Pronto desapareció la sensación de advenedizo, inevitable al estar en tierra extraña, pero al no tratarse de otra etnia ni manejar lenguaje propio, la consecuencia era que los foráneos pareciéramos gentes de dentro pero ilustrados. Era como el andaluz que no tiene mucho acento al haber depurado el habla con lecturas, pero en murciano. Nosotros parecíamos de la tierra pero sin deje alguno, por el hecho de ser librescos.

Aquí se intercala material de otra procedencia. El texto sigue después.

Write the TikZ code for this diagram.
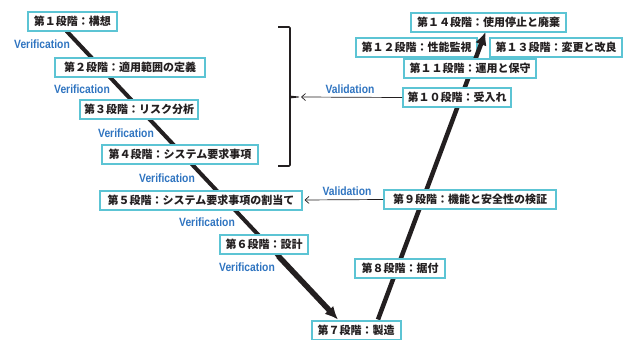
\documentclass[tikz,border=0pt]{standalone}
\usepackage{fontspec}
\setmainfont{Liberation Sans}
\newfontfamily\cond{Liberation Sans}[FakeStretch=0.86]
\newfontfamily\jp{Noto Sans CJK JP}[BoldFont={Noto Sans CJK JP Black}]
\usetikzlibrary{arrows.meta,calc}
\definecolor{boxc}{HTML}{5CC4D4}
\definecolor{txtc}{HTML}{231F20}
\definecolor{vblue}{HTML}{2F74C0}
\tikzset{
  stage/.style={draw=boxc, line width=2pt, fill=white, text=txtc,
    font=\jp\bfseries\fontsize{11}{12}\selectfont, minimum height=19pt,
    inner xsep=0pt, inner ysep=0pt, anchor=center},
  vlabel/.style={text=vblue, font=\cond\bfseries\fontsize{12}{14}\selectfont, inner sep=0pt},
  mainline/.style={line width=4pt, draw=txtc},
  valarrow/.style={line width=0.7pt, draw=txtc, -{Straight Barb[length=4pt,width=7pt]}},
  bracket/.style={line width=1.6pt, draw=txtc, rounded corners=1pt}
}
\begin{document}
\begin{tikzpicture}[x=1pt,y=-1pt]
\useasboundingbox (0,0) rectangle (627,340);
% boxes 12 and 13 are drawn under the upward arrow head
\node[stage, minimum width=121pt] (b12) at (416.5,47.5) {第１２段階：性能監視};
\node[stage, minimum width=132pt] (b13) at (556,47.5) {第１３段階：変更と改良};
\path (72.5,21) coordinate (c1) (356,330.5) coordinate (c7) (488.5,22) coordinate (c14);
% left descending line
\coordinate (ls) at ($(c1)+(-6,10)$);
\coordinate (le) at ($(c7)+(-18,-11)$);
\draw[mainline] (ls) -- ($(ls)!0.8!(le)$);
\draw[mainline, line width=5.5pt, -{Latex[length=13pt,width=12pt]}] ($(ls)!0.78!(le)$) -- (le);
% right ascending line
\coordinate (rs) at ($(c7)+(22,-11)$);
\coordinate (re) at ($(c14)+(-3,10)$);
\draw[mainline, line width=4.5pt, -{Latex[length=13pt,width=12pt]}] (rs) -- (re);
% other boxes on top of lines
\node[stage, minimum width=89pt] (b1) at (c1) {第１段階：構想};
\node[stage, minimum width=150pt] (b2) at (130,67) {第２段階：適用範囲の定義};
\node[stage, minimum width=118pt] (b3) at (139,109) {第３段階：リスク分析};
\node[stage, minimum width=156pt] (b4) at (180,154) {第４段階：システム要求事項};
\node[stage, minimum width=202pt] (b5) at (201,200) {第５段階：システム要求事項の割当て};
\node[stage, minimum width=88pt] (b6) at (264,244.5) {第６段階：設計};
\node[stage, minimum width=89pt] (b7) at (c7) {第７段階：製造};
\node[stage, minimum width=90pt] (b8) at (400,268) {第８段階：据付};
\node[stage, minimum width=172pt] (b9) at (470,199.5) {第９段階：機能と安全性の検証};
\node[stage, minimum width=108pt] (b10) at (457,97.5) {第１０段階：受入れ};
\node[stage, minimum width=132pt] (b11) at (470,68.5) {第１１段階：運用と保守};
\node[stage, minimum width=155pt] (b14) at (c14) {第１４段階：使用停止と廃棄};
% verification labels
\node[vlabel] (v1) at (42,44) {Verification};
\node[vlabel] (v2) at (82,89) {Verification};
\node[vlabel] (v3) at (126,133) {Verification};
\node[vlabel] (v4) at (167,178) {Verification};
\node[vlabel] (v5) at (207,222) {Verification};
\node[vlabel] (v6) at (247,267) {Verification};
% bracket
\coordinate (bt) at (278,27);
\coordinate (bb) at (278,166);
\coordinate (bm) at (301,97);
\draw[bracket] (bt) -- (290,27) -- (290,166) -- (bb);
\fill[txtc] (290,95.6) -- (299,96.6) -- (299,97.4) -- (290,98.4) -- cycle;
% validation arrows
\draw[valarrow] (b10.west) -- (bm);
\node[vlabel] (val1) at (350,89) {Validation};
\draw[valarrow, shorten >=1.5pt] (b9.west) -- (b5.east);
\node[vlabel] (val2) at (347,191) {Validation};
\end{tikzpicture}
\end{document}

Lo que quiero decir es que estábamos como en casa y no teníamos allí nada proscrito. Nada parecía indicar que estuviéramos fuera de nuestro territorio, ni nadie nos llamó nunca charnegos ni nada parecido. La ciudad nos acogió como la madre que cría a un niño ajeno, con la misma generosidad de espíritu. Cierto era también que nosotros éramos unos mamoncetes bastante correctos. Fuera de la estafa piramidal- que tampoco fue para tanto,- nuestro comportamiento fue ejemplar y ejemplarizante- diría aún más. Y aunque echáramos mano a algunos limones de la cercana huerta por motivos culinarios, también lo es que le teníamos dicho al encargado que diversificara el daño. No he hablado aún del señor Escudero, que tal era el apellido de nuestro embajador en asuntos agrarios. Y así, mientras Peñalver se encargaba de hacer una paella comme il faut, Escudero era el de traer un par de limones o tres para aderezar el guiso, pero, eso sí, cada vez de un diferente hortelano.
Tales fueron nuestras inmiscusiones fuera de la ley vigente, pues el consumo de cannabis dejó por aquellos tiempos, precisamente, de estar prohibido. Las trampas en los exámenes no contaban, formando parte de ese margen de libertad que se le deja siempre al estudiante por el hecho solo de serlo. Que tampoco pudieron ser muchas, pues allí, generalmente, se cantaban los temas de viva voz ante los ojos testificales de los compañeros.
En fin, que dejamos buen sabor de boca por aquellos contornos y hasta nuestra casera se despidió con unas lagrimillas en los ojos cuando llegó el momento.
Con decir que el viaje de novios lo centré en aquellas tierras, se dice todo. Pues es cierto, seguí los pasos de Rebolledo y en cuanto dejé de engrosar las filas del paro me aboqué a un casorio, también comme il faut. Pero esto fue algunos años después, cuando ya me había salido barba por entero.